A sign for a United Nations Development Programme (UNDP) project in Khan Younis, GazaIbraheem Abu Mustafa / Reuters

NEWS BRIEF Israel announced its arrest of a United Nations Development Programme (UNDP) official Tuesday who allegedly misused his role to siphon aid to Hamas.

Wahid Al Bursh, a 38-year-old contractor from Jabaliya refugee camp in northern Gaza, was detained by Israeli passport control when he was returning to the coastal strip through the Erez crossing in early July. The Shin Bet, Israel’s internal security agency, alleges Al Bursh joined the UNDP under the instruction of Hamas, which governs Gaza and which Israel and the U.S. regard as a terrorist organization.

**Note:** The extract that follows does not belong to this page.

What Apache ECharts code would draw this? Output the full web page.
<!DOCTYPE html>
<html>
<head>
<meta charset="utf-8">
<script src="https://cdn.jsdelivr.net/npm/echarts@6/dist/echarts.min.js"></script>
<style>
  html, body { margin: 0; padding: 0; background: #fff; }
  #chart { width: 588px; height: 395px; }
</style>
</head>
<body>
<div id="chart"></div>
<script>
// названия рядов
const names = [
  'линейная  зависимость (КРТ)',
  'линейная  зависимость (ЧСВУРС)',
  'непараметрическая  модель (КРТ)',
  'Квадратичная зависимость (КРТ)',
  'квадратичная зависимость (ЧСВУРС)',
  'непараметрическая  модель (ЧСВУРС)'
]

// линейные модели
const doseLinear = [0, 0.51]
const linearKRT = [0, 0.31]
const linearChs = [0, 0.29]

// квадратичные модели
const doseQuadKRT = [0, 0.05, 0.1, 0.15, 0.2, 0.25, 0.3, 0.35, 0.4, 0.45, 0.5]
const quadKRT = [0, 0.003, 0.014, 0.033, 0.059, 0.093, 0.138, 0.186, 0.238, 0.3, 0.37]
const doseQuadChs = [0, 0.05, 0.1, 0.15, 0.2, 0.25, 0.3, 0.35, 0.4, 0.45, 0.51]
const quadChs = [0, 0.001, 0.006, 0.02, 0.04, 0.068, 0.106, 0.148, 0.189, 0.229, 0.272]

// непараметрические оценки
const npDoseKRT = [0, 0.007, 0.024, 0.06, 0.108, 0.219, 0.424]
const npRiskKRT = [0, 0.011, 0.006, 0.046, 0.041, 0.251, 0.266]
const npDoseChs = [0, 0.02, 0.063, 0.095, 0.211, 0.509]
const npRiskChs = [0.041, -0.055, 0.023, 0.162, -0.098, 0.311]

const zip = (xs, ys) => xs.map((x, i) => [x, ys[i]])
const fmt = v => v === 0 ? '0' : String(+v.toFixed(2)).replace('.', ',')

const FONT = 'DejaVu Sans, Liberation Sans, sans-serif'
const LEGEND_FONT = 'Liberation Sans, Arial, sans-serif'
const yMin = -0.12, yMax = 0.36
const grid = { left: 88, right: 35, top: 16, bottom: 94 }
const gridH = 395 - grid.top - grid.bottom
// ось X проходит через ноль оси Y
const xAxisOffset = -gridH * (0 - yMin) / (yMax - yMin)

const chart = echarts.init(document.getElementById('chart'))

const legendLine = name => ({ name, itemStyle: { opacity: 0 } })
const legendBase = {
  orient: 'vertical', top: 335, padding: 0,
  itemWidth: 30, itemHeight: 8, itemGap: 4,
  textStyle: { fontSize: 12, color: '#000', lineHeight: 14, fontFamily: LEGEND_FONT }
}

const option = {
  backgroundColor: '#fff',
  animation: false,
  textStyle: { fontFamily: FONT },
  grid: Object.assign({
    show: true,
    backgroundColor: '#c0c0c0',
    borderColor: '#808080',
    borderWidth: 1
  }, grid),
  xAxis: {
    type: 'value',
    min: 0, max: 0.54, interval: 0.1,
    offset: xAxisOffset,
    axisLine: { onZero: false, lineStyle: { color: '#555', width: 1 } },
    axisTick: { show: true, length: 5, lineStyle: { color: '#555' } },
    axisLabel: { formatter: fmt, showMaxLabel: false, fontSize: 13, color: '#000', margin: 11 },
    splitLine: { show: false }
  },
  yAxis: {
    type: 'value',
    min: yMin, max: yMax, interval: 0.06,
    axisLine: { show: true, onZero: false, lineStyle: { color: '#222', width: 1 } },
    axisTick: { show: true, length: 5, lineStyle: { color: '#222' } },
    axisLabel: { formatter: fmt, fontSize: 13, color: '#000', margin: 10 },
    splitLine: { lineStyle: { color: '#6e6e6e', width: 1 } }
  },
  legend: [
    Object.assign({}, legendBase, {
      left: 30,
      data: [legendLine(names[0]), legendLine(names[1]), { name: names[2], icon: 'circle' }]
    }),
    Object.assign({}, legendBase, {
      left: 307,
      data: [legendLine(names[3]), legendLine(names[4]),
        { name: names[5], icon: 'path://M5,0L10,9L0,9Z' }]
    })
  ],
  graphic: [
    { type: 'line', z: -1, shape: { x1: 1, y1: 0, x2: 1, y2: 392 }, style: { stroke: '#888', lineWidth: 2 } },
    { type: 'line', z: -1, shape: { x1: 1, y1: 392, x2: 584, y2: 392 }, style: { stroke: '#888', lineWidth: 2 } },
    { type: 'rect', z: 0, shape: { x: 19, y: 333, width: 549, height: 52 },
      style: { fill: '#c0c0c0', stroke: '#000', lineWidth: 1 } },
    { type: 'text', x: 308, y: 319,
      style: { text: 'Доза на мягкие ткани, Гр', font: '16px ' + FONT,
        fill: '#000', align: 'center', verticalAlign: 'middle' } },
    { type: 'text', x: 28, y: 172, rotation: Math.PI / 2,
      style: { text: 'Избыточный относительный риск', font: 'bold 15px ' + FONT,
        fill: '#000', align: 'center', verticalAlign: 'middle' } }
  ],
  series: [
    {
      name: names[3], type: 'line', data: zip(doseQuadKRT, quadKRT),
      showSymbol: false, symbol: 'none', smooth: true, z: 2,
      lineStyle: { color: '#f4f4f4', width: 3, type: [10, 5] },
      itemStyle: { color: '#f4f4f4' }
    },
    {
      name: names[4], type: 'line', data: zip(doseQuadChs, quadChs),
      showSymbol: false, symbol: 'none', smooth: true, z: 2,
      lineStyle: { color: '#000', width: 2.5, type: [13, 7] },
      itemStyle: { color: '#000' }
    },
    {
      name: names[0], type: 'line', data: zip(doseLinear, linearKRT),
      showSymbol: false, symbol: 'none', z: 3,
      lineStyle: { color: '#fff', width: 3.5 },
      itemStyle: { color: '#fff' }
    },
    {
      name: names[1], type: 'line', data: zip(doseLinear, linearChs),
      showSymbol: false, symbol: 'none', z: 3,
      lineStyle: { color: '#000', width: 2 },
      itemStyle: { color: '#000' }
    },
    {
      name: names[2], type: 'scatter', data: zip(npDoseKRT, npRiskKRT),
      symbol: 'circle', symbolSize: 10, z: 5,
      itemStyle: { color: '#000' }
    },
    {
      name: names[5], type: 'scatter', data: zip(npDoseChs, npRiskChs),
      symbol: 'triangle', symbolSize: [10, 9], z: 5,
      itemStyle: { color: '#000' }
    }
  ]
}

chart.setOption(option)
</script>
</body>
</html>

Haaretz has more:

According to the Shin Bet, Bursh abused his power to help Hamas, either by renovating their houses or informing them of such renovations when they held benefit for the group. ... The Shin Bet also accuses Bursh of creating a makeshift jetty in Gaza for Hamas using UN resources."

The investigation," the Shin Bet said, "exemplifies the manner in which Hamas takes advantage of international aid agencies' resources, intended to serve as humanitarian aid for Gaza's civilian population."

Hamas spokesman Sami Abu Zuhri denied the accusations, saying, “These (allegations) are par for the course of an Israeli plot to restrict the work of international relief agencies operating in Gaza in order to tighten the Gaza blockade.”

UNDP said in a statement that it would conduct a thorough internal review of the allegations.  Here’s more:

UNDP is greatly concerned by the allegation from the Israeli authorities with respect to the UNDP contractor who has been providing professional services within the rubble removal project. The rubble removal project was established to respond to the consequences of the 2014 hostilities in Gaza. … [it] is considered essential for the recovery and reconstruction of Gaza following the conflict. Mr. Al Bursh should be accorded all due legal process and has the right to a fair trial.

This is the second time this month Israel has accused someone with an international organization of helping Hamas, which both Israel and the U.S. view as a terrorist organization. Last Thursday, Israel charged Mohammad El Halabi, World Vision’s Gaza operations manager, with funneling $43 million to Hamas’s military wing. Halabi’s attorney dismissed the charges, and World Vision said it had no reason to believe the allegations were true, though it said it would review the evidence.

An estimated two-thirds of Gaza’s 1.6 million population relies on some sort of foreign aid. The UN warned in 2015 that the coastal strip, which has been under a joint Israeli-Egyptian blockade for a decade, could be uninhabitable by 2020.